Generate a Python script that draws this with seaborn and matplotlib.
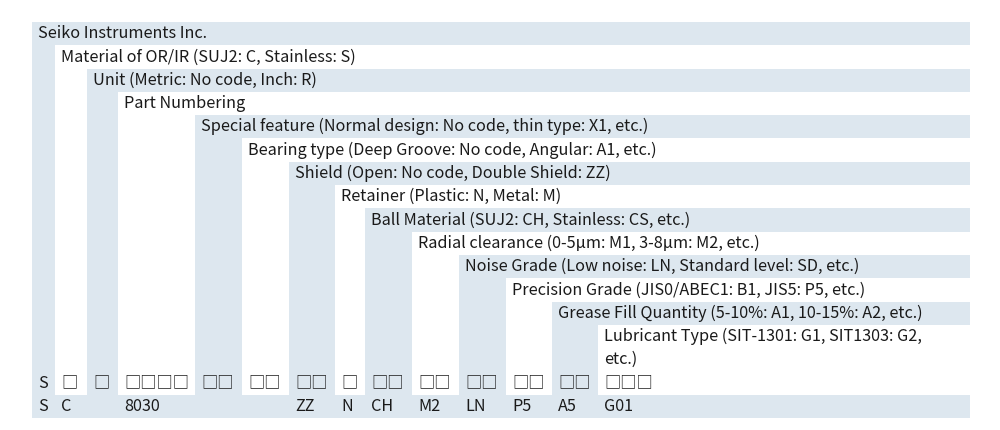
import numpy as np
import matplotlib
matplotlib.use("Agg")
import matplotlib.pyplot as plt
import seaborn as sns

# column boundaries (pixel-like units)
edges = [0, 23, 55, 86, 163, 210, 257, 303, 333, 380, 427, 474, 520, 566, 938]

descriptions = [
    "Seiko Instruments Inc.",
    "Material of OR/IR (SUJ2: C, Stainless: S)",
    "Unit (Metric: No code, Inch: R)",
    "Part Numbering",
    "Special feature (Normal design: No code, thin type: X1, etc.)",
    "Bearing type (Deep Groove: No code, Angular: A1, etc.)",
    "Shield (Open: No code, Double Shield: ZZ)",
    "Retainer (Plastic: N, Metal: M)",
    "Ball Material (SUJ2: CH, Stainless: CS, etc.)",
    "Radial clearance (0-5\u03bcm: M1, 3-8\u03bcm: M2, etc.)",
    "Noise Grade (Low noise: LN, Standard level: SD, etc.)",
    "Precision Grade (JIS0/ABEC1: B1, JIS5: P5, etc.)",
    "Grease Fill Quantity (5-10%: A1, 10-15%: A2, etc.)",
    "Lubricant Type (SIT-1301: G1, SIT1303: G2,\netc.)",
]
symbols = ["S", "\u25a1", "\u25a1", "\u25a1\u25a1\u25a1\u25a1", "\u25a1\u25a1", "\u25a1\u25a1",
           "\u25a1\u25a1", "\u25a1", "\u25a1\u25a1", "\u25a1\u25a1", "\u25a1\u25a1", "\u25a1\u25a1",
           "\u25a1\u25a1", "\u25a1\u25a1\u25a1"]
example = ["S", "C", "", "8030", "", "", "ZZ", "N", "CH", "M2", "LN", "P5", "A5", "G01"]

n_cols = len(symbols)
n_rows = len(descriptions) + 3  # lubricant wraps, + symbol row + example row
width = edges[-1]

def shade(i):
    return 1 if i % 2 == 0 else 0

col_of = np.zeros(width, dtype=int)
for c in range(n_cols):
    col_of[edges[c]:edges[c + 1]] = c

grid = np.zeros((n_rows, width))
for r in range(n_rows):
    i = min(r, 13)
    for x in range(width):
        c = col_of[x]
        if r == n_rows - 1:
            grid[r, x] = 1
        elif r < n_rows - 2 and c >= i:
            grid[r, x] = shade(i)
        else:
            grid[r, x] = shade(c)

fig = plt.figure(figsize=(10, 4.3), dpi=100)
ax = fig.add_axes([0.032, 1 - 418 / 430, 0.938, 396 / 430])
cmap = matplotlib.colors.ListedColormap(["#ffffff", "#dde7ef"])
sns.heatmap(grid, cmap=cmap, cbar=False, ax=ax, vmin=0, vmax=1,
            xticklabels=False, yticklabels=False, rasterized=True)
ax.set_axis_off()

font = dict(fontsize=11.7, family="Noto Sans CJK JP", color="#1a1a1a", va="center", ha="left")
for i, txt in enumerate(descriptions):
    lines = txt.split("\n")
    for k, line in enumerate(lines):
        ax.text(edges[i] + 6, i + k + 0.5, line, **font)
for c in range(n_cols):
    ax.text(edges[c] + 6, n_rows - 2 + 0.5, symbols[c], **font)
    ax.text(edges[c] + 6, n_rows - 1 + 0.5, example[c], **font)

fig.savefig("out.png", dpi=100)
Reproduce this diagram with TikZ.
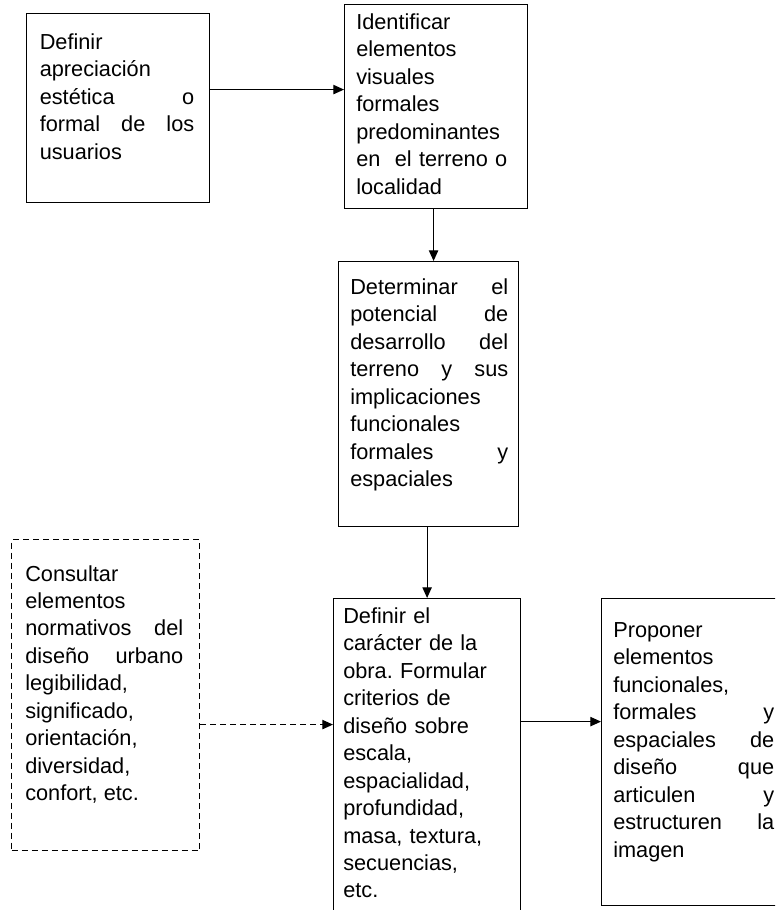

──────

## SET TASK
Restate exactly, please, only the lines between the start of the data and the line containing "520, 566, 938]", both ends included, skipping the pictures.

## RIGHT ANSWER
Generate a Python script that draws this with seaborn and matplotlib.
import numpy as np
import matplotlib
matplotlib.use("Agg")
import matplotlib.pyplot as plt
import seaborn as sns

# column boundaries (pixel-like units)
edges = [0, 23, 55, 86, 163, 210, 257, 303, 333, 380, 427, 474, 520, 566, 938]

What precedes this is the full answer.